Aneurin Bevan (; Welsh: [aˈnəɨ.rɪn]; 15 November 1897 – 6 July 1960), often known as Nye Bevan, was a Welsh Labour Party politician. Born into a working-class family in south Wales, he was the son of a coal miner. He left school at 13 and worked as a miner during his teens where he became involved in local union politics. He was named head of his Miner’s Lodge when aged 19, where he frequently railed against management. He joined the Labour Party and attended Central Labour College in London. On his return to south Wales he struggled to find work, remaining unemployed for nearly three years before gaining employment as a union official, which led to him becoming a leading figure in the 1926 general strike.
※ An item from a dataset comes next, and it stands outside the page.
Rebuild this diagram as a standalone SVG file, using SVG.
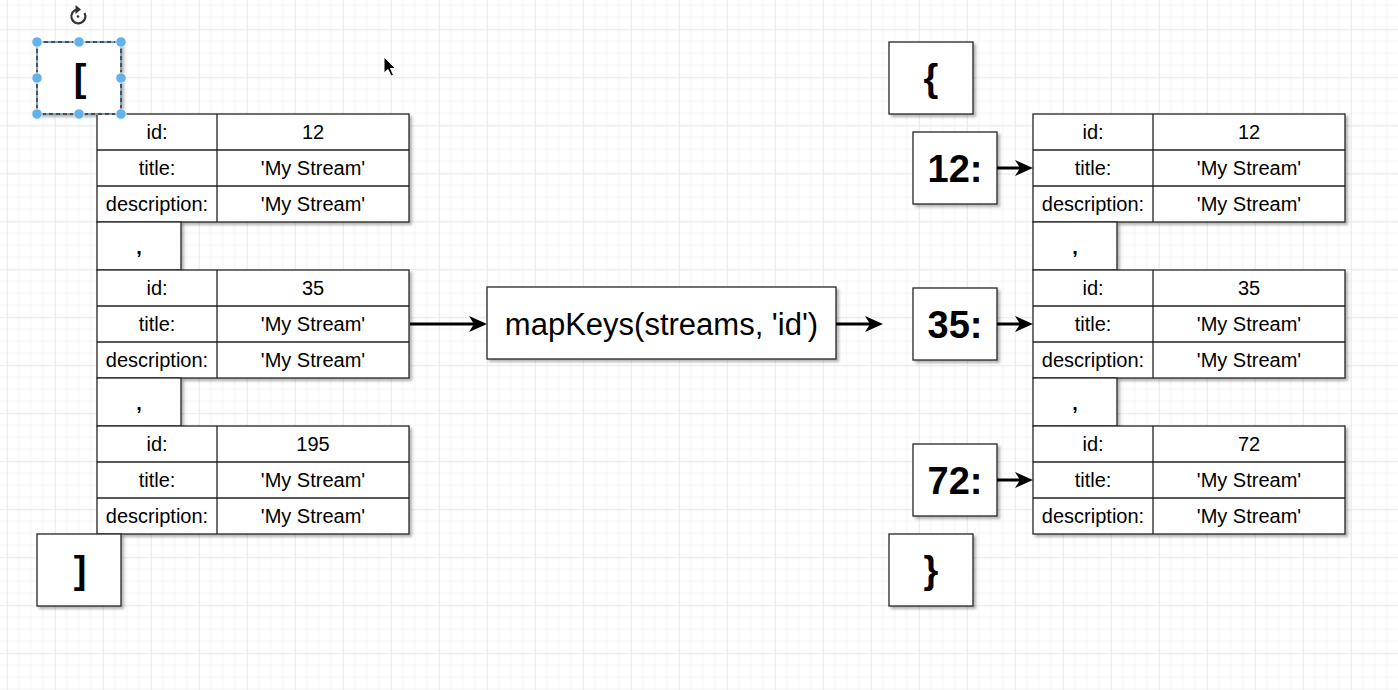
<svg xmlns="http://www.w3.org/2000/svg" width="1398" height="690" viewBox="0 0 1398 690">
<defs>
<pattern id="grid" patternUnits="userSpaceOnUse" x="6.7" y="29.3" width="48" height="48">
<path d="M12 0V48M24 0V48M36 0V48M0 12H48M0 24H48M0 36H48" stroke="#f3f3f3" stroke-width="1" fill="none"/>
<path d="M0.5 0V48M0 0.5H48" stroke="#e6e6e6" stroke-width="1" fill="none"/>
</pattern>
<filter id="sh" x="-10%" y="-10%" width="130%" height="130%">
<feDropShadow dx="2.5" dy="2.5" stdDeviation="0.8" flood-color="#000" flood-opacity="0.28"/>
</filter>
<marker id="ah" viewBox="0 0 18 16" refX="13" refY="8" markerWidth="18" markerHeight="16" markerUnits="userSpaceOnUse" orient="auto">
<path d="M0,0 L18,8 L0,16 L5,8 Z" fill="#000"/>
</marker>
<style>
.box{fill:#fff;stroke:#222;stroke-width:1.3;filter:url(#sh)}
.ln{fill:none;stroke:#222;stroke-width:1.3}
text{font-family:"Liberation Sans",Arial,Helvetica,sans-serif;fill:#000;text-anchor:middle}
.f{font-size:20px}
.key{font-size:38px;font-weight:bold}
.br{font-size:38px;font-weight:bold}
.fn{font-size:31px}
.conn{stroke:#000;stroke-width:3;fill:none;marker-end:url(#ah)}
.hd{fill:#64b2ea;stroke:#fff;stroke-width:0.8}
</style>
</defs>
<rect width="1398" height="690" fill="#fff"/>
<rect width="1398" height="690" fill="url(#grid)"/>

<g id="open-bracket">
<rect class="box" x="37" y="42" width="84" height="72"/>
<text class="br" x="80" y="91">[</text>
</g>

<g id="stream-12">
<rect class="box" x="97" y="114" width="312" height="108"/>
<path class="ln" d="M97 150H409M97 186H409M217 114V222"/>
<text class="f" x="157" y="139">id:</text>
<text class="f" x="313" y="139">12</text>
<text class="f" x="157" y="175">title:</text>
<text class="f" x="313" y="175">'My Stream'</text>
<text class="f" x="157" y="211">description:</text>
<text class="f" x="313" y="211">'My Stream'</text>
</g>
<g id="comma-1">
<rect class="box" x="97" y="222" width="84" height="48"/>
<text class="f" x="139" y="254" font-weight="bold">,</text>
</g>
<g id="stream-35">
<rect class="box" x="97" y="270" width="312" height="108"/>
<path class="ln" d="M97 306H409M97 342H409M217 270V378"/>
<text class="f" x="157" y="295">id:</text>
<text class="f" x="313" y="295">35</text>
<text class="f" x="157" y="331">title:</text>
<text class="f" x="313" y="331">'My Stream'</text>
<text class="f" x="157" y="367">description:</text>
<text class="f" x="313" y="367">'My Stream'</text>
</g>
<g id="comma-2">
<rect class="box" x="97" y="378" width="84" height="48"/>
<text class="f" x="139" y="410" font-weight="bold">,</text>
</g>
<g id="stream-195">
<rect class="box" x="97" y="426" width="312" height="108"/>
<path class="ln" d="M97 462H409M97 498H409M217 426V534"/>
<text class="f" x="157" y="451">id:</text>
<text class="f" x="313" y="451">195</text>
<text class="f" x="157" y="487">title:</text>
<text class="f" x="313" y="487">'My Stream'</text>
<text class="f" x="157" y="523">description:</text>
<text class="f" x="313" y="523">'My Stream'</text>
</g>
<g id="close-bracket">
<rect class="box" x="37" y="534" width="84" height="72"/>
<text class="br" x="80" y="583">]</text>
</g>

<g id="mapkeys">
<rect class="box" x="487" y="287" width="349" height="72"/>
<text class="fn" x="661.5" y="334.5">mapKeys(streams, 'id')</text>
</g>

<g id="open-brace">
<rect class="box" x="889" y="42" width="84" height="72"/>
<text class="br" x="931" y="91">{</text>
</g>
<g id="key-12">
<rect class="box" x="913" y="132" width="84" height="72"/>
<text class="key" x="955" y="182">12:</text>
</g>
<g id="key-35">
<rect class="box" x="913" y="288" width="84" height="72"/>
<text class="key" x="955" y="338">35:</text>
</g>
<g id="key-72">
<rect class="box" x="913" y="444" width="84" height="72"/>
<text class="key" x="955" y="494">72:</text>
</g>
<g id="close-brace">
<rect class="box" x="889" y="534" width="84" height="72"/>
<text class="br" x="931" y="583">}</text>
</g>

<g id="obj-12">
<rect class="box" x="1033" y="114" width="312" height="108"/>
<path class="ln" d="M1033 150H1345M1033 186H1345M1153 114V222"/>
<text class="f" x="1093" y="139">id:</text>
<text class="f" x="1249" y="139">12</text>
<text class="f" x="1093" y="175">title:</text>
<text class="f" x="1249" y="175">'My Stream'</text>
<text class="f" x="1093" y="211">description:</text>
<text class="f" x="1249" y="211">'My Stream'</text>
</g>
<g id="comma-3">
<rect class="box" x="1033" y="222" width="84" height="48"/>
<text class="f" x="1075" y="254" font-weight="bold">,</text>
</g>
<g id="obj-35">
<rect class="box" x="1033" y="270" width="312" height="108"/>
<path class="ln" d="M1033 306H1345M1033 342H1345M1153 270V378"/>
<text class="f" x="1093" y="295">id:</text>
<text class="f" x="1249" y="295">35</text>
<text class="f" x="1093" y="331">title:</text>
<text class="f" x="1249" y="331">'My Stream'</text>
<text class="f" x="1093" y="367">description:</text>
<text class="f" x="1249" y="367">'My Stream'</text>
</g>
<g id="comma-4">
<rect class="box" x="1033" y="378" width="84" height="48"/>
<text class="f" x="1075" y="410" font-weight="bold">,</text>
</g>
<g id="obj-72">
<rect class="box" x="1033" y="426" width="312" height="108"/>
<path class="ln" d="M1033 462H1345M1033 498H1345M1153 426V534"/>
<text class="f" x="1093" y="451">id:</text>
<text class="f" x="1249" y="451">72</text>
<text class="f" x="1093" y="487">title:</text>
<text class="f" x="1249" y="487">'My Stream'</text>
<text class="f" x="1093" y="523">description:</text>
<text class="f" x="1249" y="523">'My Stream'</text>
</g>

<g id="connectors">
<line class="conn" x1="410" y1="324" x2="482" y2="324"/>
<line class="conn" x1="836" y1="324" x2="878" y2="324"/>
<line class="conn" x1="997" y1="168" x2="1028" y2="168"/>
<line class="conn" x1="997" y1="324" x2="1028" y2="324"/>
<line class="conn" x1="997" y1="480" x2="1028" y2="480"/>
</g>

<g id="selection">
<rect x="37" y="42" width="84" height="72" fill="none" stroke="#7dbbe8" stroke-width="1.4"/>
<rect x="37" y="42" width="84" height="72" fill="none" stroke="#333" stroke-width="1.4" stroke-dasharray="4 3"/>
<circle class="hd" cx="37" cy="42" r="5.2"/>
<circle class="hd" cx="79" cy="42" r="5.2"/>
<circle class="hd" cx="121" cy="42" r="5.2"/>
<circle class="hd" cx="37" cy="78" r="5.2"/>
<circle class="hd" cx="121" cy="78" r="5.2"/>
<circle class="hd" cx="37" cy="114" r="5.2"/>
<circle class="hd" cx="79" cy="114" r="5.2"/>
<circle class="hd" cx="121" cy="114" r="5.2"/>
<path d="M84.5 13 A7 7 0 1 1 77 9.5" fill="none" stroke="#333" stroke-width="2.2"/>
<path d="M75.5 5 L81 9.5 L75.5 14 Z" fill="#333"/>
<circle cx="78" cy="16.5" r="1.3" fill="#333"/>
</g>
<path d="M384 57 L384 73 L388 69.5 L391 76 L393.5 75 L390.5 68.5 L395.5 68.5 Z" fill="#000" stroke="#fff" stroke-width="1"/>
</svg>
In 1928, Bevan won a seat on Monmouthshire County Council and was elected as the MP for Ebbw Vale the following year. In Parliament, he became a vocal critic of numerous other politicians from all parties, including Winston Churchill and David Lloyd George. His criticisms of Churchill and the Conservative government during the Second World War raised him to national prominence. After the war, Bevan was chosen as the Minister of Health in Clement Attlee’s new Labour government, becoming the youngest member of the cabinet at 47, with his remit also including housing. Inspired by the Tredegar Medical Aid Society in his hometown, Bevan led the establishment of the National Health Service to provide medical care free at point-of-need to all Britons, regardless of wealth. Despite opposition from both his own and opposition parties as well as the British Medical Association, the National Health Service Act 1946 was passed, nationalising more than 2,500 hospitals within the UK.
Bevan was named Minister of Labour in 1951, but resigned after two months in office, when the Attlee government proposed the introduction of prescription charges for dental and vision care and decided to transfer funds from the National Insurance Fund to pay for rearmament. His influence waned after his departure, although a left-wing group (not under his control) within the party became known as “Bevanites”. When Attlee retired in 1955, Bevan unsuccessfully contested the party leadership with Hugh Gaitskell, but was appointed Shadow Colonial Secretary and later Shadow Foreign Secretary. In 1959, he was elected Deputy Leader of the Labour Party and held the post for a year until his death from stomach cancer at the age of 62.
Bevan’s death in 1960 led to “an outpouring of national mourning”. In 2004, more than forty-four years after his death, he was voted first in a list of 100 Welsh Heroes, having been credited for his contribution to the founding of the welfare state in the UK.